Without an energy audit, the system would either be undersized—rendering it unable to power appliances as the customer desires, or oversized—meaning the customer would likely face a bigger bill than they expect. Either way, you don’t get the reliable electricity or cost-savings you expected. Moreover, as many energy companies promise to cut down your electricity consumption by a fixed amount (e.g. 10%), it makes sense to invest in a qualified energy auditor.

Sometimes, the homeowner conducts an audit but hires an incompetent installer. Unfortunately, the installer plays a vital role in this process because the engineer is the brain of the entire system’s functionality. Because of that, scrutiny should be matched to the level of intricacy of a bank’s KYC; a process started by banks to “know their clients”, assess their suitability and potential risks of illegal intentions towards the business relationship. 

If banks can run that process for every potential customer, you also can for your prospective installer to ensure efficiency and sustainability of your system. Nigeria may be suffering from a crisis of handymen in general, but solar home system installation is a relatively new industry, and customers should be better able to identify the good ones.

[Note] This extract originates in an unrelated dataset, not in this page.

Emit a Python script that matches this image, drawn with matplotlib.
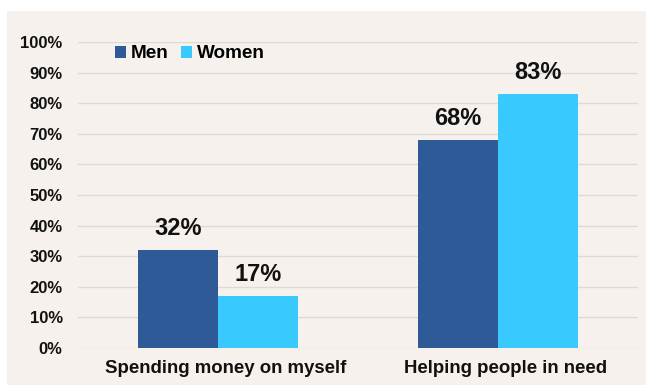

Otherwise, homeowners run the risk of paying a sizable chunk of the system cost to fix a problem that could have been avoided by selecting the right installer.

Another evolving part of the industry is the after-sales service—a concept that unfortunately remains a niche in Nigeria. As solar home systems are new technologies in our local context, warranty contracts—which are actually read—are particularly important.

Companies offer different services that include inverter checks, cable checks, solar panel cleaning, which is particularly important in Nigeria’s wet-dry season cycle because of the dust and dander that settles on the solar panels and reduces its performance and battery checks. Some companies even offer extended service contracts that stretch beyond the warranty period, providing a longer-term guarantee of system efficiency.

In the developed world, the adoption of renewable energy for electricity generation has been accompanied by a focus on energy efficiency; an example would be replacing a 60Watts yellow bulb for a 12Watts energy saving bulb to cut down energy consumption and billing.

In Nigeria, energy efficiency and the adoption of solar home systems ought to go hand in hand, as that is when homeowners would enjoy the most significant rewards from switching away from more expensive and dirtier alternative power sources. In theory, it should be easy to spot energy-efficient appliances as they have an energy star label. This simple process is an important step people often miss which is why some solar companies in Nigeria bear the burden of replacing all bulbs in their client’s home to energy-saving bulbs and advising their clients of the best energy-efficient appliance to better their energy experience.

Today, solar home systems in Nigeria are nowhere near as popular they ought to be, in spite of the country’s current electricity predicament. Affordability and access are major constraints infringing on its scale which the MTN pay-as-you-go project tried to solve. But, an equally sizeable barrier may be the cultural and behavioural adjustments that need to be made for Nigerians to really benefit from using a solar home system.